Imagine wanting to train a robot so it can adeptly use tools like a hammer, wrench, and screwdriver to make repairs around your home. To achieve this, you’d need a vast amount of data demonstrating effective tool usage.
Currently, robotic datasets are diverse in terms of modalities—some feature color images, while others capture tactile sensations. Additionally, data can be sourced from different environments, such as simulations or demonstrations by humans, with each dataset highlighting specific tasks and contexts.
Integrating data from this plethora of sources into a singular machine-learning model poses a significant challenge. Many approaches resort to training robots with only one type of data, often leading to limitations. Robots that rely on a relatively small and task-centered dataset typically struggle with new tasks in unpredictable settings.
To develop more versatile robots, researchers at MIT have pioneered a method that merges multiple data sources across various domains and modalities using a kind of generative AI called diffusion models.
The team initiates the process by training individual diffusion models to devise strategies, known as policies, for completing specific tasks with unique datasets.

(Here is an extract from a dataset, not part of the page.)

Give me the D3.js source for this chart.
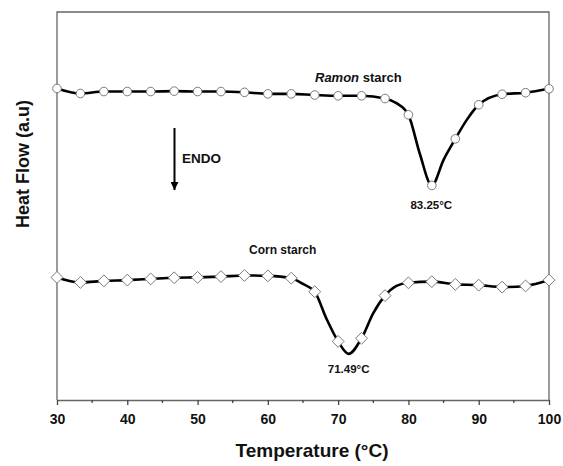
<!DOCTYPE html>
<html>
<head>
<meta charset="utf-8">
<script src="https://cdn.jsdelivr.net/npm/d3@7"></script>
<style>
  body { margin: 0; background: #fff; }
  svg { display: block; font-family: "Liberation Sans", Arial, sans-serif; font-weight: bold; }
</style>
</head>
<body>
<div id="chart"></div>
<script>
// Marker temperatures (°C), same for both curves
const markerTemps = [30, 33.33, 36.67, 40, 43.33, 46.67, 50, 53.33, 56.67, 60, 63.33,
  66.67, 70, 73.33, 76.67, 80, 83.33, 86.67, 90, 93.33, 96.67, 100];

// Heat flow (a.u.) at the markers
const ramonValues = [8.03, 7.90, 7.95, 7.95, 7.95, 7.96, 7.95, 7.95, 7.93, 7.89, 7.89,
  7.86, 7.84, 7.84, 7.77, 7.35, 5.53, 6.73, 7.61, 7.88, 7.92, 8.02];
const cornValues = [3.16, 3.03, 3.07, 3.09, 3.12, 3.15, 3.16, 3.18, 3.21, 3.20, 3.14,
  2.79, 1.51, 1.59, 2.69, 3.02, 3.05, 2.98, 2.96, 2.91, 2.94, 3.09];

// Extra points
const ramonExtraTemps = [78.3, 81.6, 85, 88.3];
const ramonExtraValues = [7.65, 6.36, 6.19, 7.22];
const cornExtraTemps = [65, 68.3, 71.49, 75, 78.3];
const cornExtraValues = [2.99, 2.11, 1.19, 2.24, 2.94];

const xTicks = [30, 40, 50, 60, 70, 80, 90, 100];
const xMinorTicks = [35, 45, 55, 65, 75, 85, 95];

(function () {
  const WIDTH = 563;
  const HEIGHT = 466;
  const margin = { top: 12, right: 14, bottom: 66, left: 57 };
  const MARKER_STROKE = "#7a7a7a";

  const svg = d3.select("#chart").append("svg")
    .attr("width", WIDTH)
    .attr("height", HEIGHT);

  const x = d3.scaleLinear().domain([30, 100]).range([margin.left, WIDTH - margin.right]);
  const y = d3.scaleLinear().domain([0, 10]).range([HEIGHT - margin.bottom, margin.top]);

  const ramon = markerTemps.map((t, i) => ({ t: t, v: ramonValues[i] }));
  const corn = markerTemps.map((t, i) => ({ t: t, v: cornValues[i] }));
  const ramonTrace = withExtras(ramon, ramonExtraTemps, ramonExtraValues);
  const cornTrace = withExtras(corn, cornExtraTemps, cornExtraValues);

  // frame: left, top, right
  const x0 = x.range()[0], x1 = x.range()[1];
  const yTop = y.range()[1], yBot = y.range()[0];
  svg.append("path")
    .attr("d", `M${x0},${yBot}V${yTop}H${x1}V${yBot}`)
    .attr("fill", "none")
    .attr("stroke", "#666")
    .attr("stroke-width", 1.3);

  // x axis
  const xAxis = svg.append("g")
    .attr("transform", `translate(0,${yBot})`)
    .call(d3.axisBottom(x).tickValues(xTicks).tickSize(5).tickSizeOuter(0).tickPadding(9));
  xAxis.select(".domain").attr("stroke", "#666").attr("stroke-width", 1.3);
  xAxis.selectAll(".tick line").attr("stroke", "#444").attr("stroke-width", 1.3);
  xAxis.selectAll(".tick text")
    .attr("font-size", 14)
    .attr("font-weight", "bold")
    .attr("font-family", "Liberation Sans, Arial, sans-serif")
    .attr("fill", "#111");
  xAxis.selectAll(".minor")
    .data(xMinorTicks)
    .enter()
    .append("line")
    .attr("class", "minor")
    .attr("x1", (d) => x(d)).attr("x2", (d) => x(d))
    .attr("y1", 0).attr("y2", 3)
    .attr("stroke", "#444")
    .attr("stroke-width", 1.3);

  // axis titles
  svg.append("text")
    .attr("x", 312)
    .attr("y", 457)
    .attr("text-anchor", "middle")
    .attr("font-size", 19)
    .attr("fill", "#111")
    .text("Temperature (°C)");

  svg.append("text")
    .attr("transform", "translate(29,164) rotate(-90)")
    .attr("text-anchor", "middle")
    .attr("font-size", 18)
    .attr("fill", "#111")
    .text("Heat Flow (a.u)");

  // traces
  const line = d3.line()
    .x((d) => x(d.t))
    .y((d) => y(d.v))
    .curve(d3.curveMonotoneX);

  [ramonTrace, cornTrace].forEach((trace) => {
    svg.append("path")
      .datum(trace)
      .attr("d", line)
      .attr("fill", "none")
      .attr("stroke", "#000")
      .attr("stroke-width", 2.6)
      .attr("stroke-linejoin", "round");
  });

  svg.append("g").selectAll("circle")
    .data(ramon)
    .enter()
    .append("circle")
    .attr("cx", (d) => x(d.t))
    .attr("cy", (d) => y(d.v))
    .attr("r", 4.3)
    .attr("fill", "#fff")
    .attr("stroke", MARKER_STROKE)
    .attr("stroke-width", 1);

  const diamond = d3.symbol().type(d3.symbolDiamond2).size(90);
  svg.append("g").selectAll("path")
    .data(corn)
    .enter()
    .append("path")
    .attr("d", diamond)
    .attr("transform", (d) => `translate(${x(d.t)},${y(d.v)})`)
    .attr("fill", "#fff")
    .attr("stroke", MARKER_STROKE)
    .attr("stroke-width", 1);

  // labels
  const ramonLabel = svg.append("text")
    .attr("x", 315)
    .attr("y", 82)
    .attr("font-size", 13)
    .attr("fill", "#111");
  ramonLabel.append("tspan").attr("font-style", "italic").text("Ramon");
  ramonLabel.append("tspan").text(" starch");

  svg.append("text")
    .attr("x", 249)
    .attr("y", 254)
    .attr("font-size", 12)
    .attr("fill", "#111")
    .text("Corn starch");

  svg.append("text")
    .attr("x", x(83.25))
    .attr("y", 209)
    .attr("text-anchor", "middle")
    .attr("font-size", 11.5)
    .attr("fill", "#111")
    .text("83.25°C");

  svg.append("text")
    .attr("x", x(71.49))
    .attr("y", 373)
    .attr("text-anchor", "middle")
    .attr("font-size", 11.5)
    .attr("fill", "#111")
    .text("71.49°C");

  // ENDO arrow
  svg.append("defs").append("marker")
    .attr("id", "arrowhead")
    .attr("viewBox", "0 0 10 10")
    .attr("refX", 10).attr("refY", 5)
    .attr("markerWidth", 4).attr("markerHeight", 4)
    .attr("orient", "auto")
    .append("path")
    .attr("d", "M0,0L10,5L0,10Z")
    .attr("fill", "#000");

  svg.append("line")
    .attr("x1", 174.5).attr("y1", 128)
    .attr("x2", 174.5).attr("y2", 190)
    .attr("stroke", "#000")
    .attr("stroke-width", 2)
    .attr("marker-end", "url(#arrowhead)");

  svg.append("text")
    .attr("x", 182)
    .attr("y", 163)
    .attr("font-size", 13.5)
    .attr("fill", "#111")
    .text("ENDO");

  function withExtras(points, temps, values) {
    const extras = temps.map((t, i) => ({ t: t, v: values[i] }));
    return points.concat(extras).sort((a, b) => a.t - b.t);
  }
})();
</script>
</body>
</html>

Subsequently, they amalgamate these learned policies into a comprehensive general policy, allowing the robot to perform numerous tasks across different environments.
In both simulations and real-world experiments, this innovative training approach facilitated the robot’s ability to execute various tool-related tasks and adapt to new challenges not encountered during training. Termed Policy Composition (PoCo), this method yielded a remarkable 20% improvement in task performance compared to conventional techniques.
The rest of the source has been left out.